After reading the last two paragraphs, one might think Dark Agenda is highly philosophical and abstract. This impression couldn't be further from the truth, as these core ideas are given clear expression and development via an array of examples, many of which are doubtless unknown to even the most politically-astute readers. Who knew, for example, that the $621 million U.S. Capitol Visitor Center that opened in 2008 "is less a monument to the nation's founding and institutions than it is to the antireligious left's vision for America. When it opened, all references to God and faith had been carefully, deliberately edited out of its photos and historical displays." For example, the national motto was said to be "E Pluribus Unum" when, in fact, it is "In God We Trust." Among other historical travesties, a large "image of the Constitution was photoshopped to remove the worlds 'in the Year of our Lord' above the signatures of the signers." Similarly, the "table on which President Lincoln placed his Bible during his second inauguration is on display — just the table, not the Bible."
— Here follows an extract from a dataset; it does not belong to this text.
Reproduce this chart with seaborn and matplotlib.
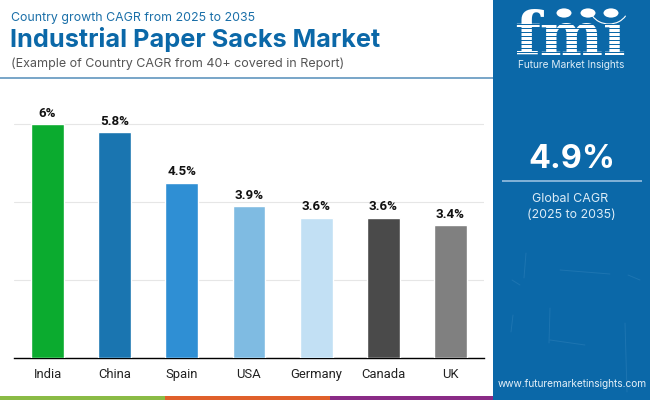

These examples are picayune compared to the spiteful governmental coercion that's been employed to force The Little Sisters of the Poor, among others, to violate their consciences thanks to Obamacare abortion provisions. The Supreme Court has been the giant secular lever employed by leftists to fundamentally transform "Christian America" into a state hostile even to a school-girl who joined hands with classmates to give thanks for her food. These politically-motivated "lawyers," as Horowitz contemptuously labels the high court, began their anti-Christian, anti-Constitutional mission with the expulsion of prayer from public schools in 1962 (Engel v. Vitale). That assault on the free exercise of religion now extends beyond commencement ceremonies and football fields to a bakery that was embroiled in legal battles for years for refusing to provide a celebratory cake for a gay ceremony billed as a wedding — a "crime" made possible by Court rulings against the Defense of Marriage Act and in favor of redefining marriage.
The case of Roe v. Wade (1972), which awakened religious conservatives to the fundamental attack on Christian America, is cogently dissected in Dark Agenda, both from a constitutional perspective as well as through the eyes of Norma McCorvey, the anonymous "Jane Roe" who was intentionally deceived and reduced to a legal prop to secure the Supreme Court's "right to privacy" abortion ruling. (As Horowitz notes, in Marxist thought it's the grand arc of history and oppressed groups that matter, not mere individuals.) That ruling officially brought about the cultural civil war that for the anti-Christian left involves not simply a virulent hatred of President Trump but also hatred directed toward his supporters who are regularly vilified as Nazis, sexists, racists, homophobes, and "deplorables" who are rightly denied freedom of speech and conscience. Trump's Oval Office predecessor did his best to stoke these emotions as Horowitz's litany of anti-Christian comments and actions by President Obama illustrate — from avoiding religious references during a traditional Thanksgiving ceremony to pursuit of a foreign policy that led to the annihilation of the ancient Christian community in Syria.
Among the sidebars accompanying Horowitz's central narrative are insights into the abusive and mendacious character of atheist Madelyn Murray. For example, in 1960 Murray "set out with her two sons . . . intending to renounce her American citizenship and defect to the Soviet Union." Her repeated attempts at emigration were rebuffed by the Soviets who were probably aware of her emotional instability and violent outbursts. Murray's revolutionary predecessor, Margaret Sanger, was also a communist sympathizer and racist. A 1930 article in The New Yorker about Ms. Sanger noted that her monthly newspaper, Woman Rebel, "mixed its birth-control propaganda with a good deal of red-flag-waving, and perorations of the 'Workers of the World, Arise!' variety." The author also observed that she "composed an editorial declaring: 'Even if dynamite were to serve no other purpose than to call forth the spirit of revolutionary solidarity and loyalty, it would prove its great value.'"
Horowitz ends Dark Agenda with this chilling paragraph reminiscent of Lincoln's Gettysburg Address: "A nation divided by such fundamental ideas — individual freedom on one side and group identity on the other — cannot long endure, any more than could a nation that was half slave and half free. The urgency that drew the religious right into politics fifty years ago is now an urgency of the nation itself." Even individuals well aware of the cultural Civil War that now rages in America would do well do arm themselves with the insights in this book — insights that both explain the ideological roots of the conflict and document a host of grievous wounds that "Christian America" has already suffered. Horowitz, an honest agnostic, is doing his best to prevent those wounds from becoming mortal.